How the economic landscape is tilted against black Canadians

Deeper look at racialized census data on income and wealth exposes sobering snapshot of reality

How the economic landscape is tilted against black Canadians

In December last year, the Canadian Centre for Policy Alternatives (CCPA) released a report revealing racial rifts in Canada’s economic terrain. Today, as the Black Lives Matter movement reaches fever pitch, it’s worth revisiting the analysis as it relates to black Canadians – and the figures are damning.

Hustling harder, but earning less
Drawing from 2016 census data from Statistics Canada, CCPA analysts behind the report titled Canada’s Colour Coded Income Inequality showed that in 2016, the unemployment rate among black Canadians stood at 12.5%, compared to just 7.3% among non-racialized Canadians.

Looking through a gender-focused lens reveals broadly the same trend: black Canadian men faced a higher unemployment rate (12.8%) than non-racialized Canadian men (7.3%), as did black Canadian women (12.2%) compared to non-racialized Canadian women (6.4%).

Black Canadians appeared to be proportionally more active in the labour force. The 2016 data showed their participation rate for men and women within that cohort stood at 72.2% and 66.1%, respectively, in contrast to 69.1% and 60.8% for the non-racialized male and female populations.

However, reported employment income figures showed black Canadian men earned just $37,817 on average in 2015, compared to $56,920 for the average Canadian man who’s not a visible minority. And though not as gaping, the income difference between black Canadian women ($31,900) and their non-racialized counterparts ($38,247) was also evident.

Disparities across generations
One angle the report explored relates to the immigrant experience. According to one widely held narrative, all new immigrants will naturally encounter challenges participating in the labour market when they first arrive, and those difficulties will subside as time passes.

But a look at the numbers torpedoes that theory.

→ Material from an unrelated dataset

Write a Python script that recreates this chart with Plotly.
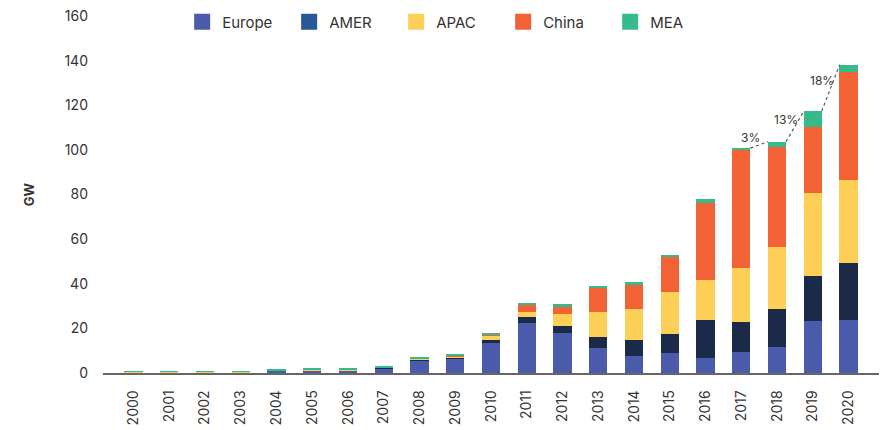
import plotly.graph_objects as go

# Annual solar PV installations by region (GW)
years = [str(y) for y in range(2000, 2021)]
europe = [0.1, 0.15, 0.15, 0.25, 0.9, 1.0, 1.1, 2.0, 5.5, 6.5, 13.3, 22.3, 17.8, 11.2, 7.4,
          8.8, 6.9, 9.3, 11.5, 23.3, 23.8]
amer = [0.05, 0.05, 0.05, 0.07, 0.1, 0.12, 0.15, 0.25, 0.4, 0.6, 1.5, 2.7, 3.4, 4.9, 7.2,
        8.7, 16.9, 13.7, 17.0, 20.2, 25.7]
apac = [0.5, 0.5, 0.5, 0.3, 0.3, 0.4, 0.35, 0.3, 0.6, 0.5, 1.9, 2.5, 5.3, 11.1, 14.1,
        19.0, 17.9, 23.9, 28.1, 37.1, 37.0]
china = [0.01, 0.01, 0.01, 0.01, 0.02, 0.03, 0.05, 0.1, 0.2, 0.4, 0.6, 3.0, 3.5, 11.2, 10.8,
         15.7, 34.4, 52.9, 44.6, 29.8, 48.2]
mea = [0.15, 0.12, 0.12, 0.18, 0.15, 0.33, 0.3, 0.15, 0.4, 0.4, 0.7, 0.8, 0.8, 0.6, 1.2,
       0.7, 1.9, 1.0, 2.5, 7.0, 3.5]

series_names = ["Europe", "AMER", "APAC", "China", "MEA"]
series_values = [europe, amer, apac, china, mea]
bar_colors = ["#4a5bab", "#1b2a48", "#fdcf57", "#f26235", "#36b98b"]
legend_colors = ["#4a5bab", "#2a5797", "#fdcf57", "#f26235", "#36b98b"]

totals = [round(sum(v), 1) for v in zip(*series_values)]

FONT = "Inter, Roboto, sans-serif"
TXT = "#333333"

fig = go.Figure()

for name, vals, col in zip(series_names, series_values, bar_colors):
    fig.add_trace(go.Bar(x=years, y=vals, name=name, marker_color=col,
                         marker_line_width=0, showlegend=False))

# legend swatches
for name, col in zip(series_names, legend_colors):
    fig.add_trace(go.Scatter(x=[None], y=[None], mode="markers", name=name,
                             marker=dict(symbol="square", size=16, color=col)))

# dotted growth connectors for the last four years
growth_from = 17  # index of 2017
for i in range(growth_from, len(years) - 1):
    x0 = i + 0.25
    x1 = i + 1 - 0.25
    fig.add_trace(go.Scatter(x=[x0, x1], y=[totals[i], totals[i + 1]], mode="lines",
                             line=dict(color="#555555", width=1.2, dash="dot"),
                             xaxis="x2", showlegend=False, hoverinfo="skip"))
    pct = (totals[i + 1] / totals[i] - 1) * 100
    fig.add_annotation(x=(x0 + x1) / 2, y=(totals[i] + totals[i + 1]) / 2,
                       xref="x2", yref="y", text=f"{pct:.0f}%", showarrow=False,
                       xshift=-9, yshift=7, font=dict(family=FONT, size=12, color=TXT))

fig.add_annotation(x=years[-1], y=totals[-1], text=f"{totals[-1]:.1f}", showarrow=False,
                   yanchor="bottom", yshift=3,
                   font=dict(family=FONT, size=15, color="#222222"))

fig.update_layout(
    width=883, height=430,
    margin=dict(l=103, r=4, t=16, b=57),
    paper_bgcolor="white", plot_bgcolor="white",
    barmode="stack", bargap=0.49,
    font=dict(family=FONT, size=14, color=TXT),
    legend=dict(orientation="h", traceorder="normal",
                x=0.102, xanchor="left", y=0.983, yanchor="middle",
                entrywidth=62, entrywidthmode="pixels",
                font=dict(family=FONT, size=15, color=TXT), bgcolor="rgba(0,0,0,0)"),
    xaxis=dict(type="category", range=[-0.85, 20.85], tickangle=-90,
               showline=True, linecolor="#666666", linewidth=1.5,
               showgrid=False, ticks="", ticklabelstandoff=10,
               tickfont=dict(family=FONT, size=14, color=TXT)),
    xaxis2=dict(range=[-0.85, 20.85], overlaying="x", visible=False),
    yaxis=dict(range=[0, 160], tickvals=list(range(0, 161, 20)), showgrid=False,
               zeroline=False, showline=False, ticks="", ticklabelstandoff=14,
               tickfont=dict(family=FONT, size=14, color=TXT),
               title=dict(text="<b>GW</b>", standoff=26,
                          font=dict(family=FONT, size=13, color=TXT))),
)

fig.write_html("out.html")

When determining the gap in black Canadians’ earnings compared to non-racialized Canadians, the researchers found a wide variation in average employment income ratios among those belonging to racialized groups.

In 2015, the average employment income ratio for first-generation black Canadians stood at 0.68 – that is, they earned an average of 68 cents for every dollar earned by their non-racialized immigrant counterparts. That was below the average employment income ratio for most other first-generation racial minority groups, including Filipino (0.70), South Asian (0.76), and Chinese (0.81).

The disparity seemed to grow worse with time. The employment income ratio for second-generation black Canadians was 0.69, in contrast to 0.81 for Filipino, 0.94 for South Asian, and 1.03 for Chinese. Third-generation black Canadians were better off than their predecessors with an average employment income ratio of 0.74, but they still lagged their Filipino (0.77), South Asian (0.96), and Chinese (1.03) contemporaries.

A racist investing market?
The researchers also found an apparent racialized gap in terms of participation in investment markets. While it showed no data focused on Canada’s black sub-population, the report revealed that in 2015, 11.9% of non-racialized Canadians reported capital gains, compared to just 8.3% of those in racialized groups.

In a similar vein, 30.8% of non-racialized Canadians reported getting investment income that year, compared to 25.1% of racialized Canadians. Furthermore, the survey found racialized Canadian investors earned an average of $10,828 in investment income, compared to $11,428 for non-racialized Canadian investors.

The upshot of all this is that as of 2015, 67% of black people in Canada fell into the bottom half of the national distribution of economic family incomes, compared to just 47% of non-racialized Canadians.

Of course, that’s according to the most recent economic snapshot of Canada taken in 2016. Whether things can improve by the time Statistics Canada conducts its next census of the population – it’s scheduled in 2021, but that was set before the COVID-19 pandemic hit – is a question and a challenge that must be answered.